- True or False questions
`T/F`

15 n + 100 n^{2}= O(n^{2})`T/F`

6 n log n + 4 n = O(n)`T/F`

log(n^{2}) + 4 log(log n) = O(log n)`T/F`

2 n^{1/2}+ 34 = O(n^{2})`T/F`

3^{n}+ 100 n^{2}+ n^{200}= O(2^{n}) - Is it true that any function which is O(log n) is also O(n)?
- Is it true that searching an array is asymptotically faster than searching a liniked list?
- You have a method foobar(X) that iterates over each element in a one-dimensional
array X. What is the time complexity of the following code?
String [ ][ ] str = new String[n][n]; for(int k = 0; k < n; k++) foobar(str[k]);

- What is the runtime complexity of the following method?
public Stack crazyStackMethod(int[][] a) { Stack stack = new Stack(); for(int i = 0; i < a.length; i++) { for(int j = 0; j < a.length; j++) { Stack tempStack = new Stack(); stack.push(a[i][j]); while(!stack.isEmpty()) { tempStack.push(stack.pop()); } stack = tempStack; } } return stack; }

- What is the best-case runtime complexity of searching an array?
- What is the average-case runtime complexity of searching an array?
- What does amortized cost mean?
- What is the amortized cost of push() on a dynamic array-based Stack?
- What is the worst-case cost of push() on a dynamic array-based Stack?
- An alternative to a standard deletion strategy is known as
*lazy deletion*. When deleting elements from a singly linked list, we delete them logically but not physically.
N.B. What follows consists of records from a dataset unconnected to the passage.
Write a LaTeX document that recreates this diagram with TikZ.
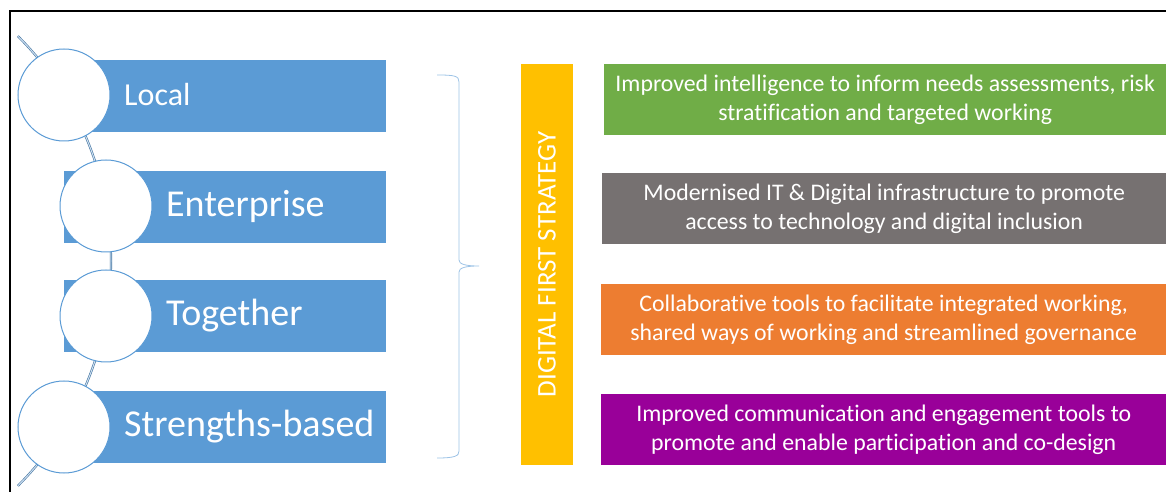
\documentclass[tikz,border=0pt]{standalone}
\usepackage{fontspec}
\setmainfont{Carlito}[Ligatures=NoCommon]

\definecolor{barblue}{HTML}{5B9BD5}
\definecolor{braceblue}{HTML}{9DC3E6}
\definecolor{gold}{HTML}{FFC000}
\definecolor{leaf}{HTML}{70AD47}
\definecolor{slate}{HTML}{767171}
\definecolor{amber}{HTML}{ED7D31}
\definecolor{plum}{HTML}{990099}

\begin{document}
\begin{tikzpicture}[
    x=1pt, y=1pt,
    bar/.style={rectangle, fill=barblue, minimum width=322pt, minimum height=72pt,
                inner sep=0pt},
    hoop/.style={circle, draw=barblue, line width=1pt, fill=white,
                 minimum size=92pt, inner sep=0pt},
    word/.style={anchor=west, text=white, inner sep=0pt,
                 font=\fontsize{38}{44}\selectfont},
    spine/.style={draw=barblue!75!black, double=barblue!30, line width=0.6pt,
                  double distance=1pt},
    bracket/.style={draw=braceblue, line width=0.8pt},
    outcome/.style={rectangle, anchor=west, minimum height=71pt, text=white,
                    align=center, inner sep=0pt, font=\fontsize{23.8}{29}\selectfont}
]
    \useasboundingbox (0,0) rectangle (1166,492);

    % frame
    \draw[line width=2.5pt] (10,0) |- (1166,481);

    % the curved spine behind the circles
    \coordinate (hub) at (-207,231);
    \draw[spine] ([shift={(45:318)}]hub) arc[start angle=45, end angle=-45, radius=318];

    % bars and circles
    \node[bar] (local)     at (225,396) {};
    \node[bar] (enterprise) at (225,285) {};
    \node[bar] (together)  at (225,175.5) {};
    \node[bar] (strengths) at (225,64.5) {};

    \node[hoop] (c1) at (64,397) {};
    \node[hoop] (c2) at (106,286) {};
    \node[hoop] (c3) at (106,176) {};
    \node[hoop] (c4) at (64,65) {};

    \node[word, font=\fontsize{32}{38}\selectfont] at ([xshift=60pt]c1.center) {Local};
    \node[word] at ([xshift=60pt]c2.center) {Enterprise};
    \node[word] at ([xshift=60pt]c3.center) {Together};
    \node[word] at ([xshift=60pt]c4.center) {Strengths-based};

    % brace
    \coordinate (brace top) at (437,417);
    \coordinate (brace tip) at (479,226);
    \coordinate (brace bottom) at (437,34);
    \draw[bracket] (brace top) .. controls (455,417) and (459,416) .. (459,410)
        -- (459,232) .. controls (459,228) and (465,226) .. (brace tip)
        .. controls (465,226) and (459,224) .. (459,220)
        -- (459,41) .. controls (459,36) and (455,34) .. (brace bottom);

    % strategy bar
    \node[rectangle, fill=gold, rotate=90, minimum width=401pt, minimum height=52pt,
          text=white, inner sep=0pt, font=\fontsize{27}{30}\selectfont]
        (strategy) at (547,227.5) {DIGITAL FIRST STRATEGY};

    % outcomes
    \node[outcome, fill=leaf, minimum width=562pt] (intel) at (604,392.5)
        {Improved intelligence to inform needs assessments, risk\\stratification and targeted working};
    \node[outcome, fill=slate, minimum width=564pt] (infra) at (602,283.5)
        {Modernised IT \& Digital infrastructure to promote\\access to technology and digital inclusion};
    \node[outcome, fill=amber, minimum width=565pt] (collab) at (601,172.5)
        {Collaborative tools to facilitate integrated working,\\shared ways of working and streamlined governance};
    \node[outcome, fill=plum, minimum width=565pt] (engage) at (601,62.5)
        {Improved communication and engagement tools to\\promote and enable participation and co-design};
\end{tikzpicture}
\end{document}
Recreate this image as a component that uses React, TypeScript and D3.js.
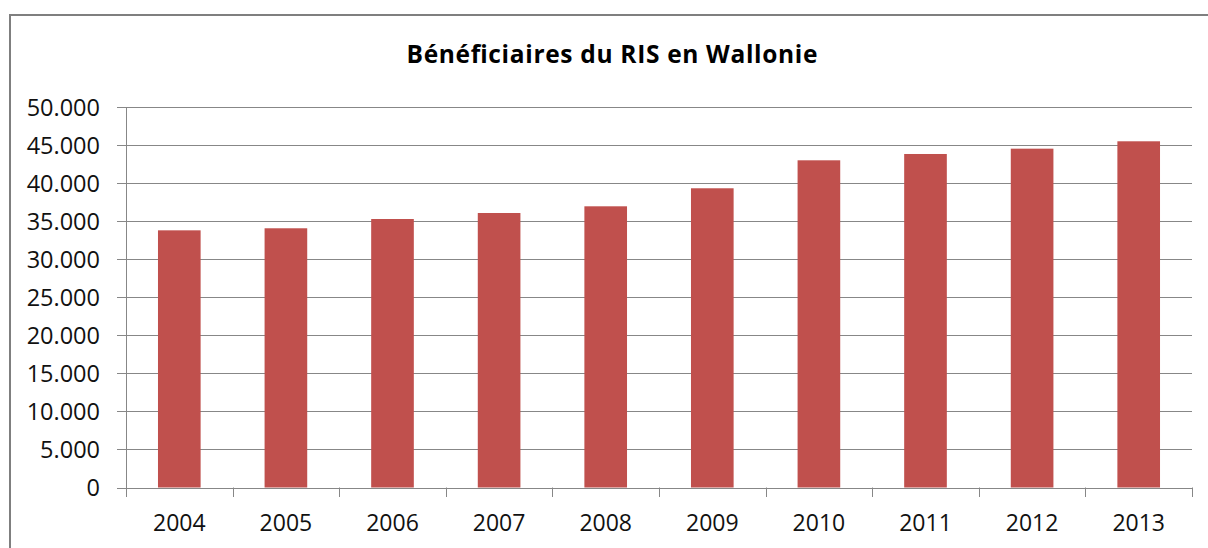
import React, {useEffect, useRef} from 'react';
import * as d3 from 'd3';

const years = ['2004', '2005', '2006', '2007', '2008', '2009', '2010', '2011', '2012', '2013'];
const beneficiaires = [33820, 34090, 35310, 36100, 36980, 39350, 43030, 43860, 44560, 45530];
const yTicks = [0, 5000, 10000, 15000, 20000, 25000, 30000, 35000, 40000, 45000, 50000];
const title = 'Bénéficiaires du RIS en Wallonie';

const W = 1208;
const H = 548;

const App = () => {
  const svgRef = useRef<SVGSVGElement>(null);

  useEffect(() => {
    const svg = d3.select(svgRef.current);
    svg.selectAll('*').remove();

    const left = 126;
    const right = 1192;
    const top = 107.3;
    const bottom = 487.5;
    const font = '"Open Sans", "Noto Sans", sans-serif';
    const axisColor = '#878787';

    const fmt = d3
      .formatLocale({decimal: ',', thousands: '.', grouping: [3], currency: ['', '€']})
      .format(',');

    const x = d3.scaleBand().domain(years).range([left, right]).padding(0);
    const y = d3.scaleLinear().domain([0, 50000]).range([bottom, top]);

    // border of the chart area
    svg
      .append('rect')
      .attr('x', 10)
      .attr('y', 15)
      .attr('width', 1240)
      .attr('height', 600)
      .attr('fill', 'white')
      .attr('stroke', '#7f7f7f')
      .attr('stroke-width', 2);

    svg
      .append('text')
      .attr('x', 612)
      .attr('y', 63)
      .attr('text-anchor', 'middle')
      .attr('font-family', font)
      .attr('font-weight', 'bold')
      .attr('font-size', 24.5)
      .attr('textLength', 411)
      .attr('lengthAdjust', 'spacing')
      .attr('fill', '#000')
      .text(title);

    // gridlines + y labels
    const g = svg.append('g');
    g.selectAll('.grid')
      .data(yTicks)
      .enter()
      .append('line')
      .attr('x1', left - 9)
      .attr('x2', right)
      .attr('y1', d => Math.round(y(d)) + 0.5)
      .attr('y2', d => Math.round(y(d)) + 0.5)
      .attr('stroke', axisColor)
      .attr('stroke-width', 1);

    g.selectAll('.ylab')
      .data(yTicks)
      .enter()
      .append('text')
      .attr('x', 100)
      .attr('y', d => y(d))
      .attr('dy', '0.36em')
      .attr('text-anchor', 'end')
      .attr('font-family', font)
      .attr('font-size', 23.5)
      .attr('fill', '#111')
      .text(d => fmt(d));

    // bars (gap width 150%)
    const bw = x.bandwidth() / 2.5;
    g.selectAll('.bar')
      .data(beneficiaires)
      .enter()
      .append('rect')
      .attr('x', (d, i) => (x(years[i]) as number) + (x.bandwidth() - bw) / 2)
      .attr('y', d => y(d))
      .attr('width', bw)
      .attr('height', d => bottom - y(d))
      .attr('fill', '#C0504D');

    // y axis line
    g.append('line')
      .attr('x1', left + 0.5)
      .attr('x2', left + 0.5)
      .attr('y1', top)
      .attr('y2', bottom + 9.5)
      .attr('stroke', axisColor);

    // x axis category ticks
    const bounds = years.map(yr => x(yr) as number).concat([right]);
    g.selectAll('.xtick')
      .data(bounds)
      .enter()
      .append('line')
      .attr('x1', d => Math.round(d) + 0.5)
      .attr('x2', d => Math.round(d) + 0.5)
      .attr('y1', bottom)
      .attr('y2', bottom + 9.5)
      .attr('stroke', axisColor);

    g.selectAll('.xlab')
      .data(years)
      .enter()
      .append('text')
      .attr('x', d => (x(d) as number) + x.bandwidth() / 2)
      .attr('y', 531)
      .attr('text-anchor', 'middle')
      .attr('font-family', font)
      .attr('font-size', 23)
      .attr('fill', '#111')
      .text(d => d);
  }, []);

  return (
    <svg
      ref={svgRef}
      width={W}
      height={H}
      style={{position: 'absolute', left: 0, top: 0, background: 'white'}}
    ></svg>
  );
};

export default App;
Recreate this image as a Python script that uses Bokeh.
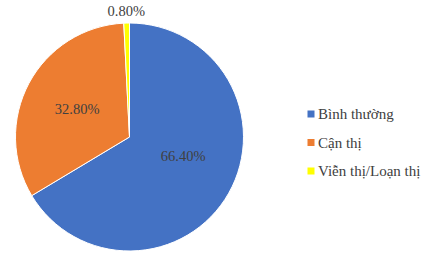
import math
from bokeh.plotting import figure
from bokeh.models import ColumnDataSource
from bokeh.core.properties import value
from bokeh.embed import file_html
from bokeh.resources import INLINE

categories = ["Bình thường", "Cận thị", "Viễn thị/Loạn thị"]
percents = [66.4, 32.8, 0.8]
labels = ["66.40%", "32.80%", "0.80%"]
colors = ["#4472C4", "#ED7D31", "#FFFF00"]

W, H = 431, 256
cx, cy, R = 129, H - 136.5, 114

total = sum(percents)
starts, ends, mids = [], [], []
a = math.pi / 2
for v in percents:
    span = v / total * 2 * math.pi
    starts.append(a)
    ends.append(a - span)
    mids.append(a - span / 2)
    a -= span

src = ColumnDataSource(dict(start=starts, end=ends, color=colors))

p = figure(width=W, height=H, x_range=(0, W), y_range=(0, H),
           output_backend="svg", toolbar_location=None, min_border=0)
p.axis.visible = False
p.grid.visible = False
p.outline_line_color = None
p.background_fill_color = "white"

p.wedge(x=cx, y=cy, radius=R, start_angle="start", end_angle="end",
        direction="clock", fill_color="color", line_color="white",
        line_width=1, source=src)

# data labels (Excel-like "best fit": large slice label pulled toward centre line)
lx, ly = [], []
for i, (m, v) in enumerate(zip(mids, percents)):
    if v > 50:
        ang = m + 0.17
        r = R * 0.5
    elif v > 5:
        ang = m
        r = R * 0.52
    else:
        ang = m
        r = R + 12
    lx.append(cx + r * math.cos(ang))
    ly.append(cy + r * math.sin(ang))
p.text(x=lx, y=ly, text=labels, text_font=value("Liberation Serif"),
       text_font_size="14.5px", text_color="#404040",
       text_align="center", text_baseline="middle")

# legend
leg_x = 310.5
leg_y = [H - 113.5, H - 142, H - 170.5]
p.scatter(x=[leg_x] * 3, y=leg_y, marker="square", size=7,
          fill_color=colors, line_color=None)
p.text(x=[leg_x + 7] * 3, y=leg_y, text=categories,
       text_font=value("Liberation Serif"), text_font_size="15px",
       text_color="#404040", text_align="left", text_baseline="middle")

open("out.html", "w").write(file_html(p, INLINE))
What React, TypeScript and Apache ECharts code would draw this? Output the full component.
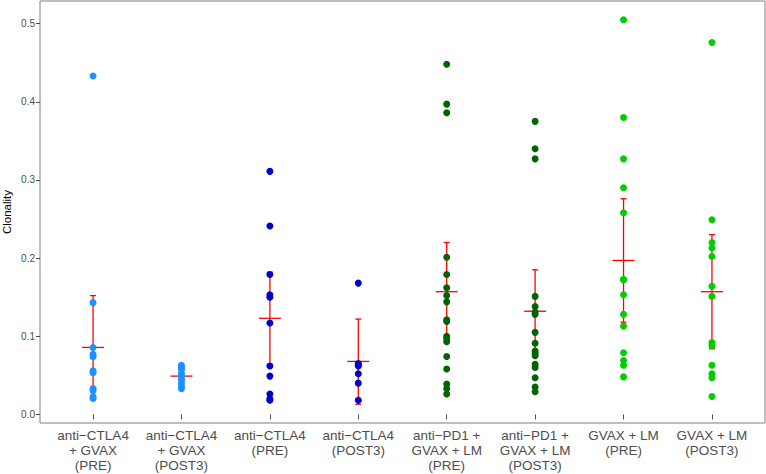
import React, { useEffect, useRef } from "react";
import * as echarts from "echarts";

const categories = [
  "anti\u2212CTLA4\n+ GVAX\n(PRE)",
  "anti\u2212CTLA4\n+ GVAX\n(POST3)",
  "anti\u2212CTLA4\n(PRE)",
  "anti\u2212CTLA4\n(POST3)",
  "anti\u2212PD1 +\nGVAX + LM\n(PRE)",
  "anti\u2212PD1 +\nGVAX + LM\n(POST3)",
  "GVAX + LM\n(PRE)",
  "GVAX + LM\n(POST3)",
];

const ctlaGvaxPre = [0.433, 0.143, 0.0857, 0.077, 0.0737, 0.0558, 0.0532, 0.0332, 0.0302, 0.0225, 0.0205];
const ctlaGvaxPost3 = [0.063, 0.06, 0.057, 0.052, 0.048, 0.044, 0.04, 0.036, 0.033];
const ctlaPre = [0.311, 0.241, 0.179, 0.153, 0.15, 0.117, 0.062, 0.049, 0.026, 0.02, 0.018];
const ctlaPost3 = [0.168, 0.065, 0.063, 0.062, 0.052, 0.04, 0.018];
const pd1GvaxLmPre = [0.448, 0.397, 0.386, 0.201, 0.179, 0.162, 0.152, 0.144, 0.121, 0.119, 0.1, 0.097, 0.093, 0.074, 0.058, 0.039, 0.033, 0.026];
const pd1GvaxLmPost3 = [0.375, 0.34, 0.327, 0.151, 0.138, 0.131, 0.128, 0.105, 0.091, 0.081, 0.078, 0.075, 0.064, 0.06, 0.047, 0.035, 0.029];
const gvaxLmPre = [0.505, 0.38, 0.327, 0.29, 0.258, 0.173, 0.172, 0.153, 0.128, 0.113, 0.079, 0.069, 0.063, 0.048];
const gvaxLmPost3 = [0.476, 0.249, 0.22, 0.213, 0.202, 0.164, 0.151, 0.092, 0.088, 0.063, 0.052, 0.047, 0.023];

const groupValues = [ctlaGvaxPre, ctlaGvaxPost3, ctlaPre, ctlaPost3, pd1GvaxLmPre, pd1GvaxLmPost3, gvaxLmPre, gvaxLmPost3];
const groupColors = ["#1E90FF", "#1E90FF", "#0000CD", "#0000CD", "#006400", "#006400", "#00CD00", "#00CD00"];

const means = [0.0857, 0.049, 0.123, 0.0678, 0.157, 0.132, 0.197, 0.157];
const lowers = [0.02, 0.045, 0.064, 0.013, 0.094, 0.079, 0.118, 0.084];
const uppers = [0.152, 0.053, 0.182, 0.122, 0.22, 0.185, 0.276, 0.23];

const yTicks = [0, 0.1, 0.2, 0.3, 0.4, 0.5];
const xTicks = [1, 2, 3, 4, 5, 6, 7, 8];

const FONT = "'Liberation Sans', Arial, Helvetica, sans-serif";

export default function App() {
  const ref = useRef<HTMLDivElement>(null);
  useEffect(() => {
    if (!ref.current) return;
    const chart = echarts.init(ref.current, null, { renderer: "svg" });
    const errData = means.map((m, i) => [i + 1, m, lowers[i], uppers[i]]);
    const scatterSeries = groupValues.map((vals, i) => ({
      type: "scatter",
      data: vals.map((v) => [i + 1, v]),
      symbol: "circle",
      symbolSize: 7,
      itemStyle: { color: groupColors[i], opacity: 1 },
      z: 3,
      silent: true,
    }));
    const option: any = {
      animation: false,
      grid: {
        left: 40,
        right: 1,
        top: 1,
        bottom: 51,
        containLabel: false,
        outerBoundsMode: "none",
        show: true,
        borderColor: "#7f7f7f",
        borderWidth: 1,
        backgroundColor: "#ffffff",
      },
      xAxis: {
        type: "value",
        min: 0.4,
        max: 8.6,
        axisLine: { show: false },
        splitLine: { show: false },
        axisTick: {
          show: true,
          customValues: xTicks,
          length: 5,
          lineStyle: { color: "#4d4d4d", width: 1 },
        },
        axisLabel: {
          customValues: xTicks,
          formatter: (v: number) => categories[Math.round(v) - 1] ?? "",
          fontFamily: FONT,
          fontSize: 13.5,
          lineHeight: 15,
          color: "#4d4d4d",
          margin: 5,
          align: "center",
        },
      },
      yAxis: {
        type: "value",
        min: -0.011,
        max: 0.529,
        name: "Clonality",
        nameLocation: "middle",
        nameGap: 27,
        nameMoveOverlap: false,
        nameTextStyle: { fontFamily: FONT, fontSize: 11.5, color: "#000000" },
        axisLine: { show: false },
        splitLine: { show: false },
        axisTick: {
          show: true,
          customValues: yTicks,
          length: 4,
          lineStyle: { color: "#4d4d4d", width: 1 },
        },
        axisLabel: {
          customValues: yTicks,
          formatter: (v: number) => v.toFixed(1),
          fontFamily: FONT,
          fontSize: 10,
          color: "#4d4d4d",
          margin: 5,
        },
      },
      series: [
        {
          type: "custom",
          data: errData,
          z: 2,
          silent: true,
          encode: { x: 0, y: 1 },
          renderItem: (params: any, api: any) => {
            const x = api.value(0);
            const pm = api.coord([x, api.value(1)]);
            const pl = api.coord([x, api.value(2)]);
            const ph = api.coord([x, api.value(3)]);
            const cap = 3;
            const half = 11;
            const style = { stroke: "#ff0000", lineWidth: 1.3 };
            return {
              type: "group",
              children: [
                { type: "line", shape: { x1: pl[0], y1: pl[1], x2: ph[0], y2: ph[1] }, style },
                { type: "line", shape: { x1: ph[0] - cap, y1: ph[1], x2: ph[0] + cap, y2: ph[1] }, style },
                { type: "line", shape: { x1: pl[0] - cap, y1: pl[1], x2: pl[0] + cap, y2: pl[1] }, style },
                { type: "line", shape: { x1: pm[0] - half, y1: pm[1], x2: pm[0] + half, y2: pm[1] }, style },
              ],
            };
          },
        },
        ...scatterSeries,
      ],
    };
    chart.setOption(option);
    return () => chart.dispose();
  }, []);
  return <div ref={ref} style={{ width: 766, height: 474, position: "absolute", left: 0, top: 0 }} />;
}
This is done by marking the node as deleted (using a boolean value). The numbers of deleted and not-deleted elements in the list are kept as part of the list. If at some point the number of deleted elements is equal to the number of notdeleted elements, we traverse the list actually deleting all of the "lazily deleted" elements. How does this strategy improve runtime complexity of deletion? - Given a Stack class implemented using one FIFO Queue.
public class Stack { private Queue Q = new Queue(); public E pop() { int k = 1; while( k++ < Q.size() )Q.enqueue(Q.dequeue()); return Q.dequeue(); } public void push(E o) { Q.enqueue(o); } }

If Q.enqueue(o) and Q.dequeue() takes O(1) time what is the worst-case runtime complexities of push(o) and pop()?